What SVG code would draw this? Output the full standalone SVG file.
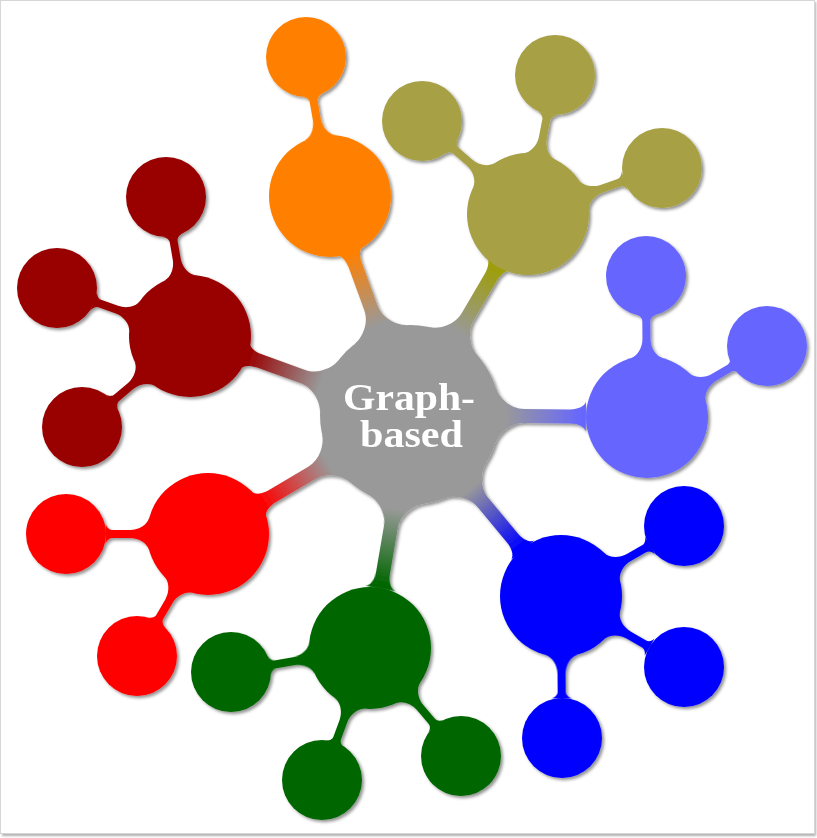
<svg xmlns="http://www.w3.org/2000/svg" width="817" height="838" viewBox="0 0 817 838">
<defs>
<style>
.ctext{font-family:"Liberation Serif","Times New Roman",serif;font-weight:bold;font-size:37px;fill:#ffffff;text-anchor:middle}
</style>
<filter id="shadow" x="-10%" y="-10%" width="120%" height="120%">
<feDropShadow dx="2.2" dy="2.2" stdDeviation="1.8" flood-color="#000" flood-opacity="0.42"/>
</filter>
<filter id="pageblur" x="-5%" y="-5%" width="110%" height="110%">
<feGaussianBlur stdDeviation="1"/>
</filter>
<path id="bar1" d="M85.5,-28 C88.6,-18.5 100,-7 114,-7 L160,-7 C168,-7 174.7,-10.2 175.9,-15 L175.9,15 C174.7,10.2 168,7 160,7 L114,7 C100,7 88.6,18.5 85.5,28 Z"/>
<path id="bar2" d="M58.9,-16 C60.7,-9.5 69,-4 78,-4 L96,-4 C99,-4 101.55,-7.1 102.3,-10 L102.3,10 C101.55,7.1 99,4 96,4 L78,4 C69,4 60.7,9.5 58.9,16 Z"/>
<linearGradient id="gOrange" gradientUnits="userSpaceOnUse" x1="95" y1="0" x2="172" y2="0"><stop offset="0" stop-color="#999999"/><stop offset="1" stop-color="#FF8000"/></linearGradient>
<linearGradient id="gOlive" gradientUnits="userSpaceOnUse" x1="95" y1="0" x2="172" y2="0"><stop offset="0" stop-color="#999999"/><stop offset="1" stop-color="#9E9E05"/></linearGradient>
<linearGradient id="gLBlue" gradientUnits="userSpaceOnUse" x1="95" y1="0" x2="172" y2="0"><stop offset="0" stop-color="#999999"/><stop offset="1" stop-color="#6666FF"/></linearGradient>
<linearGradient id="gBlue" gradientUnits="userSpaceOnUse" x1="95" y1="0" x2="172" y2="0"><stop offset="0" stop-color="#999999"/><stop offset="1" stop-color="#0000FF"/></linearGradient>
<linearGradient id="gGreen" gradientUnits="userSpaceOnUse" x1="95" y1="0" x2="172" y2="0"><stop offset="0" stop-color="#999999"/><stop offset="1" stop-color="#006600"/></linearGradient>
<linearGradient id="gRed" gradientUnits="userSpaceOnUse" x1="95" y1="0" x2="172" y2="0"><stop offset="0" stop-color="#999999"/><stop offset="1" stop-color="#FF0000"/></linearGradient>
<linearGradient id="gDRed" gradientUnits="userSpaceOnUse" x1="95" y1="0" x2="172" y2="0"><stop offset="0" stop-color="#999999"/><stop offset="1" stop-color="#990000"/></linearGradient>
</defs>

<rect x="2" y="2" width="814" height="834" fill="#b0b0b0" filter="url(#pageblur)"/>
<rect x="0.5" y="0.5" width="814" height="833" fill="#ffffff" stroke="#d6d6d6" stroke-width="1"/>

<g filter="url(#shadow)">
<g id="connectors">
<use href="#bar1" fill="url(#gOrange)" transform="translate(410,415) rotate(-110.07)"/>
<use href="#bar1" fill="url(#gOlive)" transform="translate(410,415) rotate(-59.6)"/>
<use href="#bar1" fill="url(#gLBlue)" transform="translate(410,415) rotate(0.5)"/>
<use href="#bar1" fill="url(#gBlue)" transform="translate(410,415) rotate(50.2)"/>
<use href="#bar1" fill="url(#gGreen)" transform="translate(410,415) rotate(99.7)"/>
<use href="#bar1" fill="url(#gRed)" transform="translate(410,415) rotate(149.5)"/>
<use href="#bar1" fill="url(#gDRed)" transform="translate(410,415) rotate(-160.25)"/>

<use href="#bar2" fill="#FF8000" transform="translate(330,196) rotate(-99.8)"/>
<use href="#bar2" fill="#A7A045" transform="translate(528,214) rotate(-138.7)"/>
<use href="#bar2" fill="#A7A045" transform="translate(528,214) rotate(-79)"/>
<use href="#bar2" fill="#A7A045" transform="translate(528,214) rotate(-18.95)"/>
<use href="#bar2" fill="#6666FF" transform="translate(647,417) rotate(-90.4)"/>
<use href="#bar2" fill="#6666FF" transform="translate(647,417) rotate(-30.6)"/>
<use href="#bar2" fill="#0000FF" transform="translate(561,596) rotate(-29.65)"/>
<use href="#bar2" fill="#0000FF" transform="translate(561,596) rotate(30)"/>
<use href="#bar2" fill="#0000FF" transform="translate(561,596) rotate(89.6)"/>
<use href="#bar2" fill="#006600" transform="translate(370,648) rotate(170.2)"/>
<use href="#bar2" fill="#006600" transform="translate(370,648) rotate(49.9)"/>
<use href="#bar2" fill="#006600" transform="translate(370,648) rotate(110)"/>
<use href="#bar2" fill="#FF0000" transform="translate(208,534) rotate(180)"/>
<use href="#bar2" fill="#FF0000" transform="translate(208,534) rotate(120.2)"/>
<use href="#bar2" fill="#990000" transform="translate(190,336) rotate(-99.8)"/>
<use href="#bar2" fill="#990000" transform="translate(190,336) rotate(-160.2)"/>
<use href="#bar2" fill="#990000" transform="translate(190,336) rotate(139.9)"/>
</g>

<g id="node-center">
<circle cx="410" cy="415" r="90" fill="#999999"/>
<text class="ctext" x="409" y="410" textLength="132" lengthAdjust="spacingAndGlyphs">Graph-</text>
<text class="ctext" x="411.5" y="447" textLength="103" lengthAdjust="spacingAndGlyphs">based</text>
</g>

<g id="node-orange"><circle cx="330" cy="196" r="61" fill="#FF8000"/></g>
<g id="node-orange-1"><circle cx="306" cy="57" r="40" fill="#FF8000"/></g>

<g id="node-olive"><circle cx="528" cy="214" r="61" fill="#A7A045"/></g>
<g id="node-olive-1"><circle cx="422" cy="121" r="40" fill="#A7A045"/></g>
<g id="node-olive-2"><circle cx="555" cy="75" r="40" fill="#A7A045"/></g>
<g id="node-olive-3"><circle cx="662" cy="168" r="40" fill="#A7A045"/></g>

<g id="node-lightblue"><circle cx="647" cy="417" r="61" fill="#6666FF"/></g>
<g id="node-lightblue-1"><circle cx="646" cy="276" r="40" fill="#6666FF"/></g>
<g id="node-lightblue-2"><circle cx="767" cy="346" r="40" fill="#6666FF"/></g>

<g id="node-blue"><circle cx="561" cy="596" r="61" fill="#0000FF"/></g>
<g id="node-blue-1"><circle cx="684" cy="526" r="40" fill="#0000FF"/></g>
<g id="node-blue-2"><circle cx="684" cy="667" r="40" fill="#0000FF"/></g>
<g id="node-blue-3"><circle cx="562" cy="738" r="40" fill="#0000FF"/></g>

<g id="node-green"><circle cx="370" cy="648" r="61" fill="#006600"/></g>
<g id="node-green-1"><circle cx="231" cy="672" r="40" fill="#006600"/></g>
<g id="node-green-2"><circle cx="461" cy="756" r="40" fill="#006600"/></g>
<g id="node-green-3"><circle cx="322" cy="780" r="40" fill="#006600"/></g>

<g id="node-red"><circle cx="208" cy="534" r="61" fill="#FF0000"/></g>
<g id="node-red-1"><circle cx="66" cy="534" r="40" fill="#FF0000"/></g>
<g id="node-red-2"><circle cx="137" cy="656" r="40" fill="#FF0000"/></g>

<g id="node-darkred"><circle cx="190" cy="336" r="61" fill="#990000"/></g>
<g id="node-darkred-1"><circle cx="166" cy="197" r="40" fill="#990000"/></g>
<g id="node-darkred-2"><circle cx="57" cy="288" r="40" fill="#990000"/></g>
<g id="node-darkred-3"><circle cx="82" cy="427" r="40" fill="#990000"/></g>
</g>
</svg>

━━━━━━━━━━━━━━━━

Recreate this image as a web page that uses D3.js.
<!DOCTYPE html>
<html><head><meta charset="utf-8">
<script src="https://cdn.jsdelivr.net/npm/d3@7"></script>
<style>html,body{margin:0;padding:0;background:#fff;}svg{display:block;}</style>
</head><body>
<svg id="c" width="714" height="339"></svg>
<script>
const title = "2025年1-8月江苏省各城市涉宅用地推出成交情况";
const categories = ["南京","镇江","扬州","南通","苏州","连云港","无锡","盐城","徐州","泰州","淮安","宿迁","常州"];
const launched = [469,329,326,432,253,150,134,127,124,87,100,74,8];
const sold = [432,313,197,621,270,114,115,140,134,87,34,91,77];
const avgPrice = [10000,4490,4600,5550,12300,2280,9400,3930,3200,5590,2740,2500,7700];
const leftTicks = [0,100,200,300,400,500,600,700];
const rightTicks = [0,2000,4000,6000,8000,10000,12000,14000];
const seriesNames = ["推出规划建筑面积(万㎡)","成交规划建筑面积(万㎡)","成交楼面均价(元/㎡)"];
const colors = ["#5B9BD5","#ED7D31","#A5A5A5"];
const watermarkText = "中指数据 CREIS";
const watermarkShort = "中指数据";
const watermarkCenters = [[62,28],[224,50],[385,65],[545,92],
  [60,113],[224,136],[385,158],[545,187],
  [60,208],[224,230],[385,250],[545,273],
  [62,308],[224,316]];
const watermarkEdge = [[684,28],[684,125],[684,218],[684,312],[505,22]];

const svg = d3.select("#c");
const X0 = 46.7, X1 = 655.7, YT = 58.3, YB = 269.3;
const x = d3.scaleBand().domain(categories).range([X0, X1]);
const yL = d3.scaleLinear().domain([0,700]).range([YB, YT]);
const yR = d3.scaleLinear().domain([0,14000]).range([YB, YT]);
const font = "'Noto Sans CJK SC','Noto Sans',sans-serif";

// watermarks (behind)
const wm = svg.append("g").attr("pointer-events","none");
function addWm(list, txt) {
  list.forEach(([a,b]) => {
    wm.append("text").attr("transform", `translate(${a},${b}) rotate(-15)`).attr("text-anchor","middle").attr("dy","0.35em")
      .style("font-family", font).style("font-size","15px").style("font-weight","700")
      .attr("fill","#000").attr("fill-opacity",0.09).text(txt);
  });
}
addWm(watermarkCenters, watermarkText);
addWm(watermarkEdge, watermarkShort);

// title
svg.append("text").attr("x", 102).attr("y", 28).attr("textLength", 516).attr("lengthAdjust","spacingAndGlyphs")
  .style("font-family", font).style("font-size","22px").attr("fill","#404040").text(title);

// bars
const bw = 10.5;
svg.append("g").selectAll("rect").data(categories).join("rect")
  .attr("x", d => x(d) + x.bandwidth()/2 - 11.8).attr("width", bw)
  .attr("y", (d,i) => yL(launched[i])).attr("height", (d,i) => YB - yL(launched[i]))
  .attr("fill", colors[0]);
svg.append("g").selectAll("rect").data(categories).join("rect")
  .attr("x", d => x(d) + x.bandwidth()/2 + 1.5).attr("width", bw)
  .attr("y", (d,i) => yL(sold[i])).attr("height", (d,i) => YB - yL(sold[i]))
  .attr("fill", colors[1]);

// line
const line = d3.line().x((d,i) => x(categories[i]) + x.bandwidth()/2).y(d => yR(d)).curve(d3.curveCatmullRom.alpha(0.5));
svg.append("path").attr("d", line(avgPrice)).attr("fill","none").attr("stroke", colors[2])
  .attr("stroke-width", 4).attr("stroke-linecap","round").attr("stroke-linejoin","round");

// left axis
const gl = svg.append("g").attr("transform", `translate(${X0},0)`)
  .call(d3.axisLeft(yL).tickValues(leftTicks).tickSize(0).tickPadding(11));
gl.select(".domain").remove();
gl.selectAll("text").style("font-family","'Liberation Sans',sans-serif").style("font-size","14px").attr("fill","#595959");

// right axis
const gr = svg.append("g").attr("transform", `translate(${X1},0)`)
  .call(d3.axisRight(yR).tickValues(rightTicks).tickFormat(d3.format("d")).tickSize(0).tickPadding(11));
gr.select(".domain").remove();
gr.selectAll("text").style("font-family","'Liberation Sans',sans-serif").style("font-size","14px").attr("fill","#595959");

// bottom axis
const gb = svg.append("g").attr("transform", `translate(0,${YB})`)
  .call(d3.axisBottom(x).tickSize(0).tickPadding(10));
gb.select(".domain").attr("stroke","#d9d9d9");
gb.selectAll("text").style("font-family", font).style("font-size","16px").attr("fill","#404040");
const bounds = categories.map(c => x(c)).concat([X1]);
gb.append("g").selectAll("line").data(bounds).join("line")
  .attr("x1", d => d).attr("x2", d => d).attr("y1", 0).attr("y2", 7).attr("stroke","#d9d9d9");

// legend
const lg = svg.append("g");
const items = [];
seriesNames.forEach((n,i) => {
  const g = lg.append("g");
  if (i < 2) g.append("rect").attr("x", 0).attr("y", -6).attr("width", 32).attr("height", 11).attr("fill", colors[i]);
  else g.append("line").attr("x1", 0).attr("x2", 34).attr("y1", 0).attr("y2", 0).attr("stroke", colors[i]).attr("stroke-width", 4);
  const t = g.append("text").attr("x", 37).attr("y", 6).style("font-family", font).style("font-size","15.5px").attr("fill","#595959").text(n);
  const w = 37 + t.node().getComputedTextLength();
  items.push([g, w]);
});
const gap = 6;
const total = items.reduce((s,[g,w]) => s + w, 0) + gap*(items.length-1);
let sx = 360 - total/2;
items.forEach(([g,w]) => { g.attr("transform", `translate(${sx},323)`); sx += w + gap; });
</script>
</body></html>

━━━━━━━━━━━━━━━━

Each line containing the word "this" counts once; report the total alone.

2